TASK REQUIREMENTS — Your job is to retype all of the data word for word, leaving every image out.

Dataset rows:
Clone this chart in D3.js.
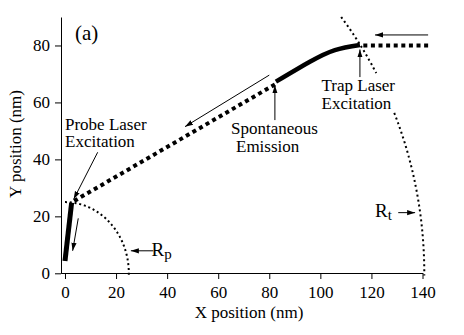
<!DOCTYPE html>
<html><head><meta charset="utf-8">
<script src="https://cdn.jsdelivr.net/npm/d3@7"></script>
<style>
html,body{margin:0;padding:0;background:#fff;}
svg{display:block;}
svg text{font-family:"Liberation Serif","Times New Roman",serif;}
</style></head><body>
<svg id="chart" width="464" height="335"></svg>
<script>
// Axis ticks (nm)
const xTicks = [0, 20, 40, 60, 80, 100, 120, 140];
const yTicks = [0, 20, 40, 60, 80];

// Atom trajectory pieces, points in nm
const trapApproach = [[142.2, 80.0], [116.0, 80.0]];                  // incoming atom
const trapKick = [[115.5, 80.2], [105.7, 78.4], [95.9, 74.3], [82.6, 67.3]]; // pushed by trap laser
const freeFlight = [[82.2, 66.3], [3.2, 25.2]];                       // after spontaneous emission
const probeKick = [[2.6, 24.8], [0.0, 4.3]];                          // pushed by probe laser

// Radii of the probe and trap beams (nm), and the y-ranges where each arc is drawn
const radiusProbe = 25;
const radiusTrap = 140.7;
const probeArcSpans = [[25, -0.5]];
const trapArcSpans = [[90, 70.3], [56.3, -0.8]];

// Pointer arrows, [from, to] in nm
const arrows = [
  [[142.2, 83.7], [121.4, 83.7]],
  [[80.0, 69.6], [47.0, 51.5]],
  [[115.5, 68.9], [115.5, 78.6]],
  [[82.2, 53.8], [82.2, 66.0]],
  [[12.8, 42.5], [3.4, 26.0]],
  [[5.2, 19.3], [3.0, 7.9]],
  [[34.6, 7.9], [25.8, 7.9]],
  [[130.5, 21.3], [137.1, 21.3]]
];

const serif = "Liberation Serif";
const svg = d3.select("#chart");
const x = d3.scaleLinear().domain([-1.6, 140]).range([60.9, 422.5]);
const y = d3.scaleLinear().domain([0, 90]).range([273.3, 17]);

svg.append("defs").append("marker")
  .attr("id", "head").attr("markerUnits", "userSpaceOnUse")
  .attr("markerWidth", 10).attr("markerHeight", 8)
  .attr("viewBox", "0 -4 10 8").attr("refX", 8).attr("refY", 0)
  .attr("orient", "auto")
  .append("path").attr("d", "M0,-2.6L8,0L0,2.6Z").attr("fill", "#000");

// Axes
const xAxis = svg.append("g").attr("transform", "translate(0,273)")
  .call(d3.axisBottom(x).tickValues(xTicks).tickSize(6).tickSizeOuter(0).tickPadding(7));
const yAxis = svg.append("g").attr("transform", "translate(61,0)")
  .call(d3.axisLeft(y).tickValues(yTicks).tickSize(6).tickSizeOuter(0).tickPadding(5));
[xAxis, yAxis].forEach(g => {
  g.attr("font-family", serif);
  g.selectAll("text").attr("font-family", serif).attr("font-size", 17).attr("fill", "#000");
  g.selectAll("path,line").attr("stroke", "#000").attr("stroke-width", 1);
});

svg.append("text").attr("x", 249).attr("y", 318).attr("text-anchor", "middle")
  .attr("font-family", serif).attr("font-size", 17).text("X position (nm)");
svg.append("text").attr("transform", "translate(21,144) rotate(-90)").attr("text-anchor", "middle")
  .attr("font-family", serif).attr("font-size", 17).text("Y position (nm)");

const line = d3.line().x(d => x(d[0])).y(d => y(d[1]));

// Beam radius arcs
function arcPoints(r, yFrom, yTo) {
  const a0 = Math.asin(Math.min(1, yFrom / r)), a1 = Math.asin(yTo / r);
  return d3.range(0, 121).map(i => {
    const a = a0 + (a1 - a0) * i / 120;
    return [r * Math.cos(a), r * Math.sin(a)];
  });
}
probeArcSpans.forEach(s => svg.append("path").attr("d", line(arcPoints(radiusProbe, s[0], s[1])))
  .attr("fill", "none").attr("stroke", "#000").attr("stroke-width", 2).attr("stroke-dasharray", "2 2.8"));
trapArcSpans.forEach(s => svg.append("path").attr("d", line(arcPoints(radiusTrap, s[0], s[1])))
  .attr("fill", "none").attr("stroke", "#000").attr("stroke-width", 2).attr("stroke-dasharray", "2 3"));

// Trajectory
svg.append("path").attr("d", line(trapApproach)).attr("fill", "none").attr("stroke", "#000")
  .attr("stroke-width", 4).attr("stroke-dasharray", "4 3.6");
svg.append("path").attr("d", line(freeFlight)).attr("fill", "none").attr("stroke", "#000")
  .attr("stroke-width", 4).attr("stroke-dasharray", "4 3.6");
svg.append("path").attr("d", line.curve(d3.curveNatural)(trapKick)).attr("fill", "none").attr("stroke", "#000")
  .attr("stroke-width", 4.5);
line.curve(d3.curveLinear);
svg.append("path").attr("d", line(probeKick)).attr("fill", "none").attr("stroke", "#000")
  .attr("stroke-width", 5);

// Pointer arrows
arrows.forEach(a => svg.append("line")
  .attr("x1", x(a[0][0])).attr("y1", y(a[0][1]))
  .attr("x2", x(a[1][0])).attr("y2", y(a[1][1]))
  .attr("stroke", "#000").attr("stroke-width", 1).attr("marker-end", "url(#head)"));

// Labels
const labels = [
  {t: "(a)", x: 75, y: 40, s: 21},
  {t: "Probe Laser", x: 65, y: 129.5, s: 17},
  {t: "Excitation", x: 65, y: 146.8, s: 17},
  {t: "Spontaneous", x: 231, y: 134, s: 17},
  {t: "Emission", x: 236, y: 151.5, s: 17},
  {t: "Trap Laser", x: 321.5, y: 91.3, s: 17},
  {t: "Excitation", x: 321.5, y: 108.7, s: 17}
];
labels.forEach(l => svg.append("text").attr("x", l.x).attr("y", l.y)
  .attr("font-family", serif).attr("font-size", l.s).text(l.t));

function radiusLabel(px, py, sub) {
  const t = svg.append("text").attr("x", px).attr("y", py)
    .attr("font-family", serif).attr("font-size", 19);
  t.append("tspan").text("R");
  t.append("tspan").attr("font-size", 15).attr("dy", 3).text(sub);
}
radiusLabel(151.5, 256, "p");
radiusLabel(375, 217, "t");
</script>
</body></html>
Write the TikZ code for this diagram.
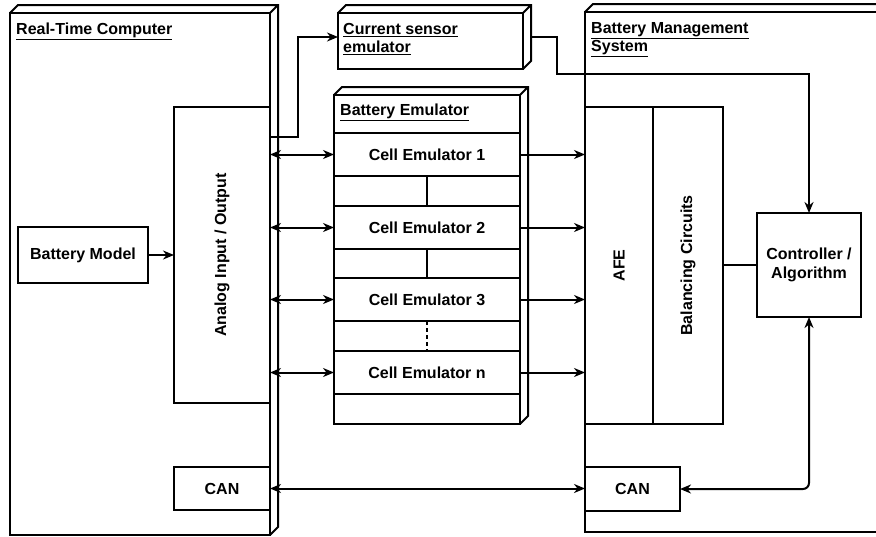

ANSWER TO THE EXERCISE —
Clone this chart in D3.js.
<!DOCTYPE html>
<html><head><meta charset="utf-8">
<script src="https://cdn.jsdelivr.net/npm/d3@7"></script>
<style>
html,body{margin:0;padding:0;background:#fff;}
svg{display:block;}
svg text{font-family:"Liberation Serif","Times New Roman",serif;}
</style></head><body>
<svg id="chart" width="464" height="335"></svg>
<script>
// Axis ticks (nm)
const xTicks = [0, 20, 40, 60, 80, 100, 120, 140];
const yTicks = [0, 20, 40, 60, 80];

// Atom trajectory pieces, points in nm
const trapApproach = [[142.2, 80.0], [116.0, 80.0]];                  // incoming atom
const trapKick = [[115.5, 80.2], [105.7, 78.4], [95.9, 74.3], [82.6, 67.3]]; // pushed by trap laser
const freeFlight = [[82.2, 66.3], [3.2, 25.2]];                       // after spontaneous emission
const probeKick = [[2.6, 24.8], [0.0, 4.3]];                          // pushed by probe laser

// Radii of the probe and trap beams (nm), and the y-ranges where each arc is drawn
const radiusProbe = 25;
const radiusTrap = 140.7;
const probeArcSpans = [[25, -0.5]];
const trapArcSpans = [[90, 70.3], [56.3, -0.8]];

// Pointer arrows, [from, to] in nm
const arrows = [
  [[142.2, 83.7], [121.4, 83.7]],
  [[80.0, 69.6], [47.0, 51.5]],
  [[115.5, 68.9], [115.5, 78.6]],
  [[82.2, 53.8], [82.2, 66.0]],
  [[12.8, 42.5], [3.4, 26.0]],
  [[5.2, 19.3], [3.0, 7.9]],
  [[34.6, 7.9], [25.8, 7.9]],
  [[130.5, 21.3], [137.1, 21.3]]
];

const serif = "Liberation Serif";
const svg = d3.select("#chart");
const x = d3.scaleLinear().domain([-1.6, 140]).range([60.9, 422.5]);
const y = d3.scaleLinear().domain([0, 90]).range([273.3, 17]);

svg.append("defs").append("marker")
  .attr("id", "head").attr("markerUnits", "userSpaceOnUse")
  .attr("markerWidth", 10).attr("markerHeight", 8)
  .attr("viewBox", "0 -4 10 8").attr("refX", 8).attr("refY", 0)
  .attr("orient", "auto")
  .append("path").attr("d", "M0,-2.6L8,0L0,2.6Z").attr("fill", "#000");

// Axes
const xAxis = svg.append("g").attr("transform", "translate(0,273)")
  .call(d3.axisBottom(x).tickValues(xTicks).tickSize(6).tickSizeOuter(0).tickPadding(7));
const yAxis = svg.append("g").attr("transform", "translate(61,0)")
  .call(d3.axisLeft(y).tickValues(yTicks).tickSize(6).tickSizeOuter(0).tickPadding(5));
[xAxis, yAxis].forEach(g => {
  g.attr("font-family", serif);
  g.selectAll("text").attr("font-family", serif).attr("font-size", 17).attr("fill", "#000");
  g.selectAll("path,line").attr("stroke", "#000").attr("stroke-width", 1);
});

svg.append("text").attr("x", 249).attr("y", 318).attr("text-anchor", "middle")
  .attr("font-family", serif).attr("font-size", 17).text("X position (nm)");
svg.append("text").attr("transform", "translate(21,144) rotate(-90)").attr("text-anchor", "middle")
  .attr("font-family", serif).attr("font-size", 17).text("Y position (nm)");

const line = d3.line().x(d => x(d[0])).y(d => y(d[1]));

// Beam radius arcs
function arcPoints(r, yFrom, yTo) {
  const a0 = Math.asin(Math.min(1, yFrom / r)), a1 = Math.asin(yTo / r);
  return d3.range(0, 121).map(i => {
    const a = a0 + (a1 - a0) * i / 120;
    return [r * Math.cos(a), r * Math.sin(a)];
  });
}
probeArcSpans.forEach(s => svg.append("path").attr("d", line(arcPoints(radiusProbe, s[0], s[1])))
  .attr("fill", "none").attr("stroke", "#000").attr("stroke-width", 2).attr("stroke-dasharray", "2 2.8"));
trapArcSpans.forEach(s => svg.append("path").attr("d", line(arcPoints(radiusTrap, s[0], s[1])))
  .attr("fill", "none").attr("stroke", "#000").attr("stroke-width", 2).attr("stroke-dasharray", "2 3"));

// Trajectory
svg.append("path").attr("d", line(trapApproach)).attr("fill", "none").attr("stroke", "#000")
  .attr("stroke-width", 4).attr("stroke-dasharray", "4 3.6");
svg.append("path").attr("d", line(freeFlight)).attr("fill", "none").attr("stroke", "#000")
  .attr("stroke-width", 4).attr("stroke-dasharray", "4 3.6");
svg.append("path").attr("d", line.curve(d3.curveNatural)(trapKick)).attr("fill", "none").attr("stroke", "#000")
  .attr("stroke-width", 4.5);
line.curve(d3.curveLinear);
svg.append("path").attr("d", line(probeKick)).attr("fill", "none").attr("stroke", "#000")
  .attr("stroke-width", 5);

// Pointer arrows
arrows.forEach(a => svg.append("line")
  .attr("x1", x(a[0][0])).attr("y1", y(a[0][1]))
  .attr("x2", x(a[1][0])).attr("y2", y(a[1][1]))
  .attr("stroke", "#000").attr("stroke-width", 1).attr("marker-end", "url(#head)"));

// Labels
const labels = [
  {t: "(a)", x: 75, y: 40, s: 21},
  {t: "Probe Laser", x: 65, y: 129.5, s: 17},
  {t: "Excitation", x: 65, y: 146.8, s: 17},
  {t: "Spontaneous", x: 231, y: 134, s: 17},
  {t: "Emission", x: 236, y: 151.5, s: 17},
  {t: "Trap Laser", x: 321.5, y: 91.3, s: 17},
  {t: "Excitation", x: 321.5, y: 108.7, s: 17}
];
labels.forEach(l => svg.append("text").attr("x", l.x).attr("y", l.y)
  .attr("font-family", serif).attr("font-size", l.s).text(l.t));

function radiusLabel(px, py, sub) {
  const t = svg.append("text").attr("x", px).attr("y", py)
    .attr("font-family", serif).attr("font-size", 19);
  t.append("tspan").text("R");
  t.append("tspan").attr("font-size", 15).attr("dy", 3).text(sub);
}
radiusLabel(151.5, 256, "p");
radiusLabel(375, 217, "t");
</script>
</body></html>
Write the TikZ code for this diagram.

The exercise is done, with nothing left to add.